-- start --

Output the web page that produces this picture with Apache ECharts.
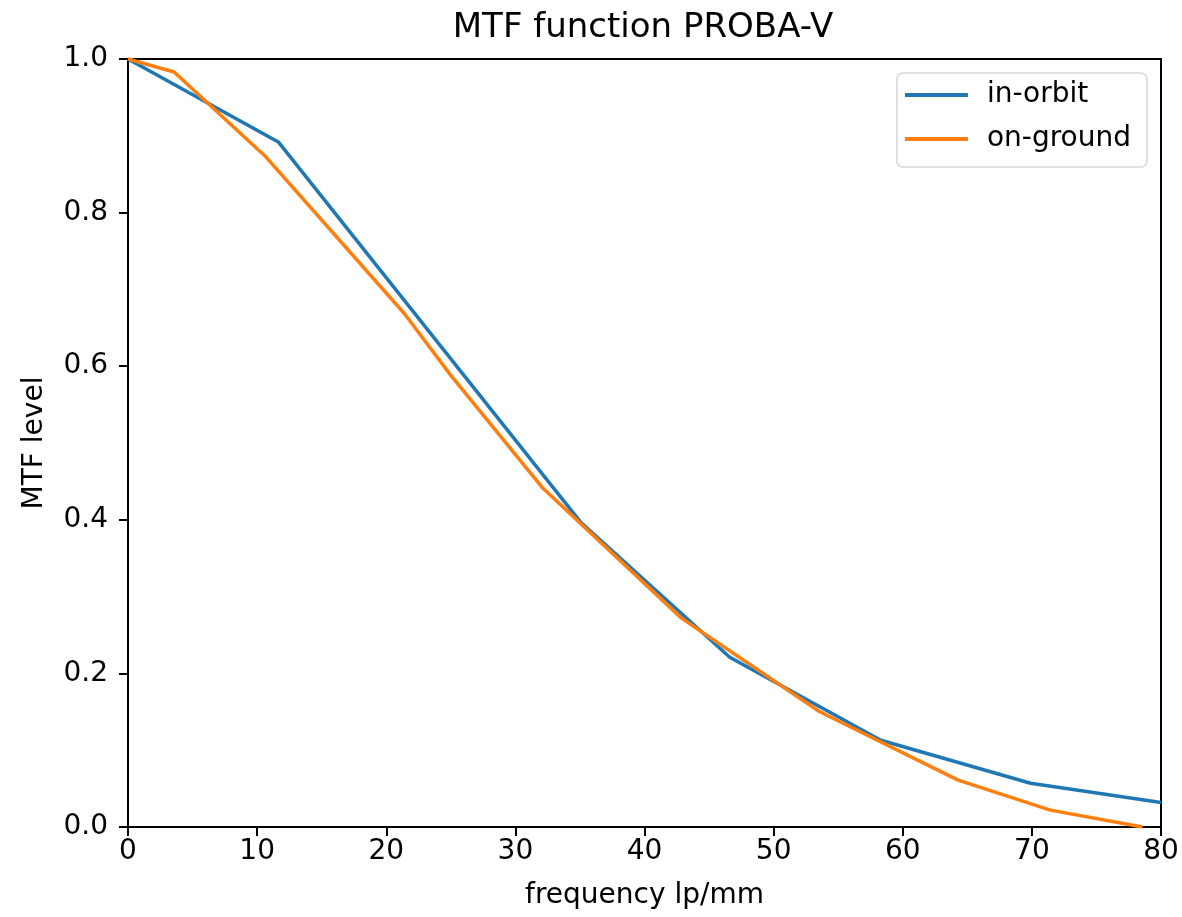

-- end --
-- start --

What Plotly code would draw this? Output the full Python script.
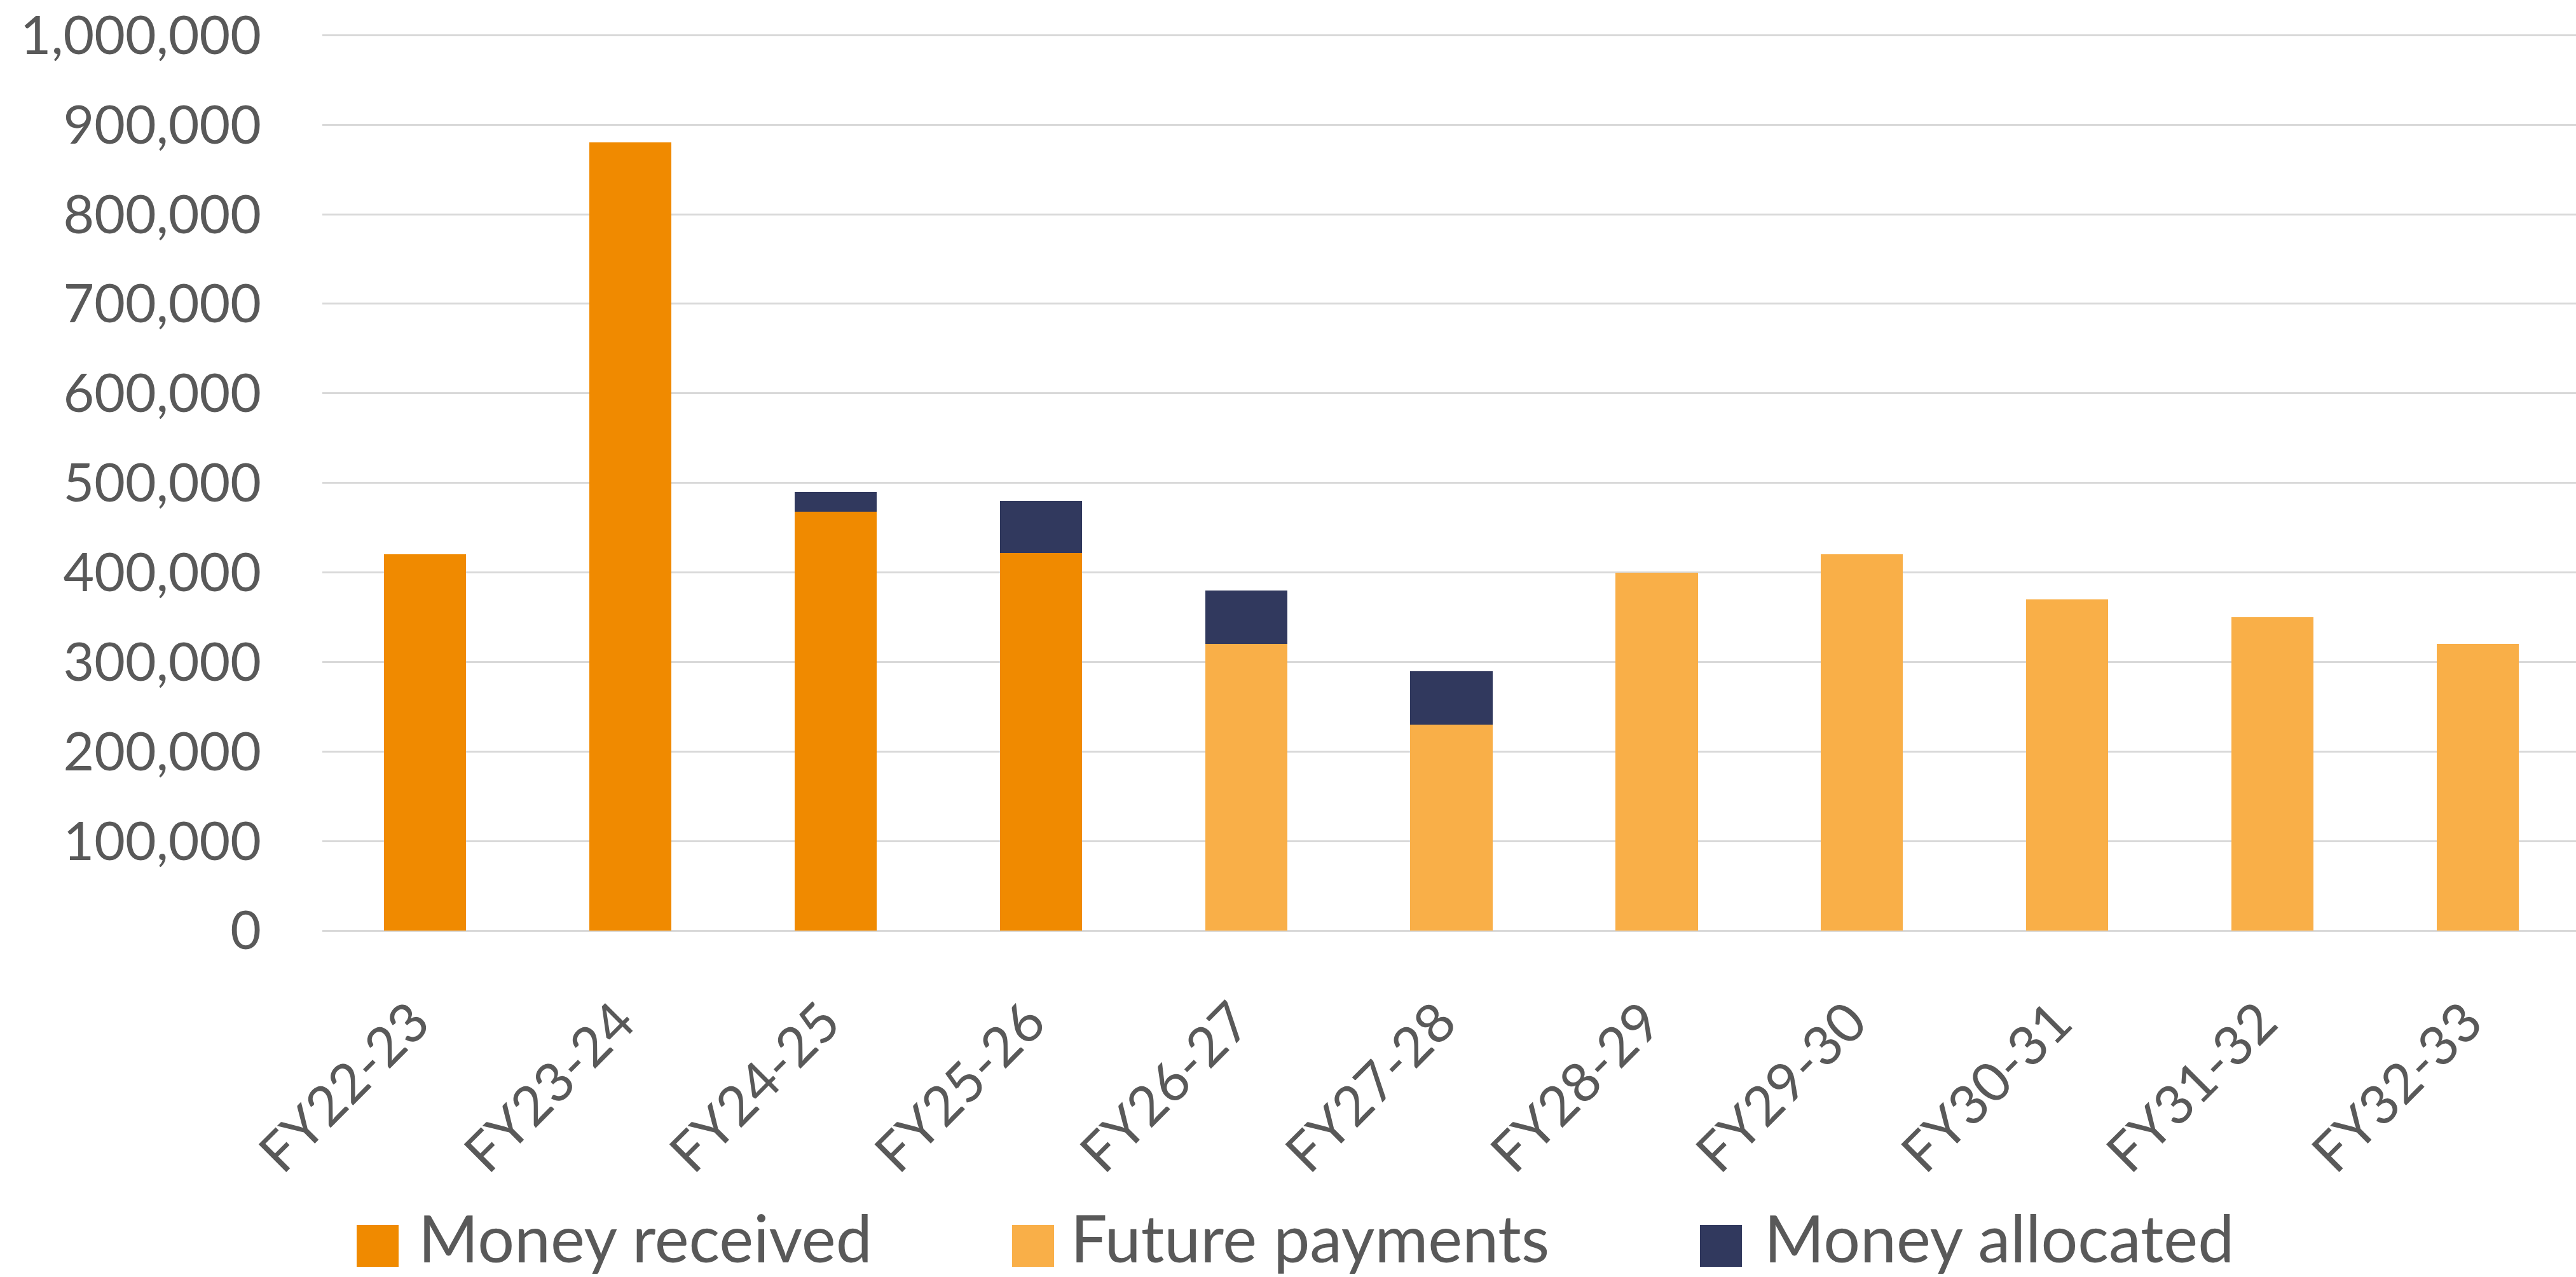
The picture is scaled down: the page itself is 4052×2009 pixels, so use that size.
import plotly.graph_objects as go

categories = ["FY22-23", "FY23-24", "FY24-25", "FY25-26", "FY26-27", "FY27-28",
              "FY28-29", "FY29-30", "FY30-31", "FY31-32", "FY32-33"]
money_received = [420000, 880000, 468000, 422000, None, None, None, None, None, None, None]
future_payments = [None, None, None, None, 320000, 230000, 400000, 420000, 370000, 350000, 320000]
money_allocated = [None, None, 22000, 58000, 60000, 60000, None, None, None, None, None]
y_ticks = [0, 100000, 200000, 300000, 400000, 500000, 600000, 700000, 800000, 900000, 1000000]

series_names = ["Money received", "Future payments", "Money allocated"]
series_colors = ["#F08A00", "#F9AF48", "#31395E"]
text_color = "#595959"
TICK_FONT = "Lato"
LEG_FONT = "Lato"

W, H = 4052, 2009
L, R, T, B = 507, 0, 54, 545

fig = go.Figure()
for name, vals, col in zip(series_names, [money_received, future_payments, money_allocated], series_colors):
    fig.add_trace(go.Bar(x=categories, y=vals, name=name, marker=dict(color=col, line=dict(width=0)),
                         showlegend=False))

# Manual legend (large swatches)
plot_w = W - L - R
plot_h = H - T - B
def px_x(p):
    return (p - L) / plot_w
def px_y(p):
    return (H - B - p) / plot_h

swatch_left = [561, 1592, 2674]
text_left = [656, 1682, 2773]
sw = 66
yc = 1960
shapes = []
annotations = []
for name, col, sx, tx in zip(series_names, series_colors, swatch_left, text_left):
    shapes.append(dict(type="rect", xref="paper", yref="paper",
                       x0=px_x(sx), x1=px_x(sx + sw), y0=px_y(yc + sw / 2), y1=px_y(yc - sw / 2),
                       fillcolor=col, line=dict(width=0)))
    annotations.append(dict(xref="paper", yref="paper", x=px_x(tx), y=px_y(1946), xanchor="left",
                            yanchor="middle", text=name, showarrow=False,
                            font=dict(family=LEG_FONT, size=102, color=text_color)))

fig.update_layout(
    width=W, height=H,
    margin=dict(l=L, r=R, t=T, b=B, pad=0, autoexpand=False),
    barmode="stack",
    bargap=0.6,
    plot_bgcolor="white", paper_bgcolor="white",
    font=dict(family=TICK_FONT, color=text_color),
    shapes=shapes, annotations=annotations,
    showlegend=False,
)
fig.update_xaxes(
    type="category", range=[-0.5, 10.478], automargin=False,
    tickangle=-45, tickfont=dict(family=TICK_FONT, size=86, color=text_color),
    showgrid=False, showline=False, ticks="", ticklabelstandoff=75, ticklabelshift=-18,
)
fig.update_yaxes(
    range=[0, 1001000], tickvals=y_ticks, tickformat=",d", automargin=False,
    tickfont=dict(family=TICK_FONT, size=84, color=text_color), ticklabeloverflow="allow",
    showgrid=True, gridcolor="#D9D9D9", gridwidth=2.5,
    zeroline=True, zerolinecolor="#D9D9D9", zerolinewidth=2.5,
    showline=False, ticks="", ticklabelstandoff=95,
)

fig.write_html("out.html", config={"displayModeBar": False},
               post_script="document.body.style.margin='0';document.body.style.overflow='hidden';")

-- end --
-- start --

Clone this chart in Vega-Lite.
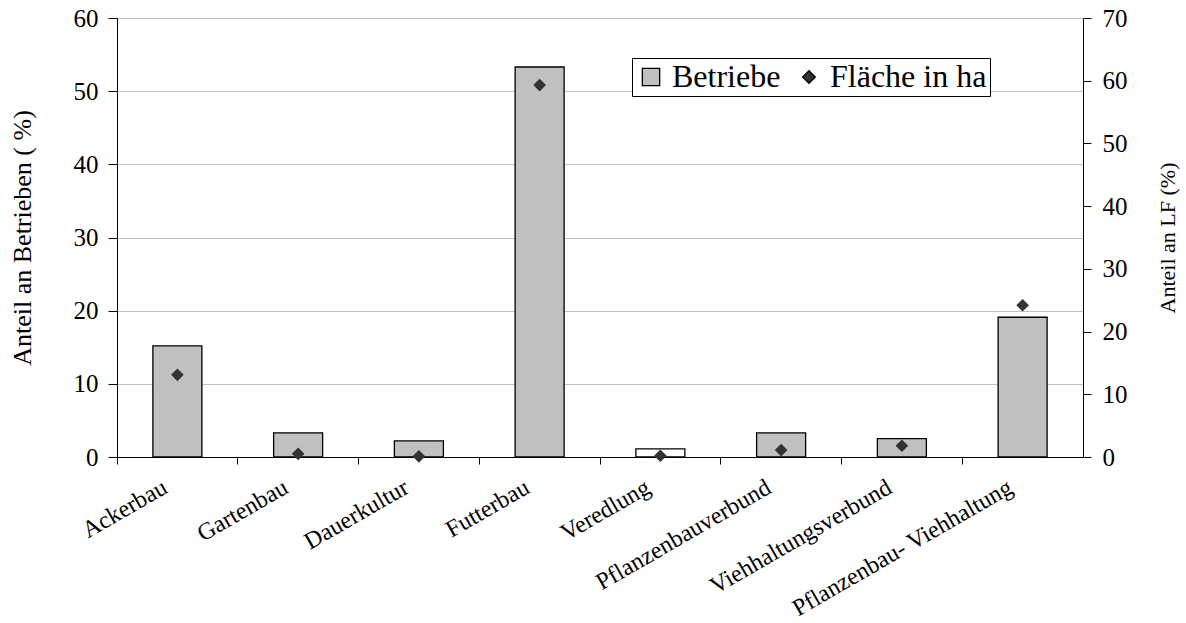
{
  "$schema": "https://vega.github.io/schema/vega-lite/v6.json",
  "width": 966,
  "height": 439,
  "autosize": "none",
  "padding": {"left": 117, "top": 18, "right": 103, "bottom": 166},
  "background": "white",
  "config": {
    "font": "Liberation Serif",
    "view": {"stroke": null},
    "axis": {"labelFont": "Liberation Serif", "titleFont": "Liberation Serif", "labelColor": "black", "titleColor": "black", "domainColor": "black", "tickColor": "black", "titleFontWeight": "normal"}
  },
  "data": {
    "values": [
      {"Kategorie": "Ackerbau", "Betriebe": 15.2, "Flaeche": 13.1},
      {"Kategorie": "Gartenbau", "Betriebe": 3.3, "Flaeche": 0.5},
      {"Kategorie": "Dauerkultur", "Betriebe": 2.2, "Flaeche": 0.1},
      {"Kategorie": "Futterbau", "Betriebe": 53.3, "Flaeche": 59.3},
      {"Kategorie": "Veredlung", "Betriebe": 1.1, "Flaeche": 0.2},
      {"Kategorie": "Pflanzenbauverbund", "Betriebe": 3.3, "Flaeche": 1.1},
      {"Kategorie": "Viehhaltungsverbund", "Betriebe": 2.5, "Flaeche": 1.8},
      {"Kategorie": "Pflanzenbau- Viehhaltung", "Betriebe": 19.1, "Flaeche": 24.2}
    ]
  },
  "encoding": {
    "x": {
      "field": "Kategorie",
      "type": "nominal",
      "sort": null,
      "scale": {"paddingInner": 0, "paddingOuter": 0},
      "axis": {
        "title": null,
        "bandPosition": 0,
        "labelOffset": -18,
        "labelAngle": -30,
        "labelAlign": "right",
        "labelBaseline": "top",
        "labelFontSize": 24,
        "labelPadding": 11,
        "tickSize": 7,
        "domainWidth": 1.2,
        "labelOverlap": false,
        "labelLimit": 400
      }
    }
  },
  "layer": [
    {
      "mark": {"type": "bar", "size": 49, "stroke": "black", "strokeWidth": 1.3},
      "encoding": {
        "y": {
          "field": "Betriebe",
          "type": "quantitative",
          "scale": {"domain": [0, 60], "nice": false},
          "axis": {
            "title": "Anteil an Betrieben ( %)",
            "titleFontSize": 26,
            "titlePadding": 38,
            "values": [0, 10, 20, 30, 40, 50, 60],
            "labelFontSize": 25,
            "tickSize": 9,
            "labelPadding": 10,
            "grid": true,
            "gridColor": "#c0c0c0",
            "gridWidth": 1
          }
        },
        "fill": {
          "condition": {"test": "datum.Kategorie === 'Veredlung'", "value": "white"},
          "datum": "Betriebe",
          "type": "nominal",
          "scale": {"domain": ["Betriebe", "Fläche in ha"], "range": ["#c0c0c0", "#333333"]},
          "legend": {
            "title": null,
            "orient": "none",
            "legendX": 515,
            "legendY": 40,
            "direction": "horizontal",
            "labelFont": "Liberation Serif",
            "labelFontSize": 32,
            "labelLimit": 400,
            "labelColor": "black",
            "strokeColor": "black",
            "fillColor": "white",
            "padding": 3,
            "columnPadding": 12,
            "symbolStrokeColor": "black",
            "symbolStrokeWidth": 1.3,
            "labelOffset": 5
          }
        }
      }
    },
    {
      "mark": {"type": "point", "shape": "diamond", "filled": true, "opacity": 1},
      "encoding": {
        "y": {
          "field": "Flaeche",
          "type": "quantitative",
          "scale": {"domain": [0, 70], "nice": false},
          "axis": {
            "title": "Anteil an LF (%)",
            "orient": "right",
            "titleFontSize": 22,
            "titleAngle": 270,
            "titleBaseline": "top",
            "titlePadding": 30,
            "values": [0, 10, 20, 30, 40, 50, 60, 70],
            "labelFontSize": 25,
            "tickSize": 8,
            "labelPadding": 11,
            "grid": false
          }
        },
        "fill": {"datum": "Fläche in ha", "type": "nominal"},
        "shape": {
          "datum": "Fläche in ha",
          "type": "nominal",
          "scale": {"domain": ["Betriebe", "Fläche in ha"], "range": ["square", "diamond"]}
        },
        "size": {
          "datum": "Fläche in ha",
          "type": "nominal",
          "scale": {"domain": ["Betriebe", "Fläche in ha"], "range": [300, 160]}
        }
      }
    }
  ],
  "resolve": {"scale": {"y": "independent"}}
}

-- end --

Quote word for word every line from the one that has "The picture is" through the one that has "import plotly.graph_objects as go".

* [Result for this task]
The picture is scaled down: the page itself is 4052×2009 pixels, so use that size.
import plotly.graph_objects as go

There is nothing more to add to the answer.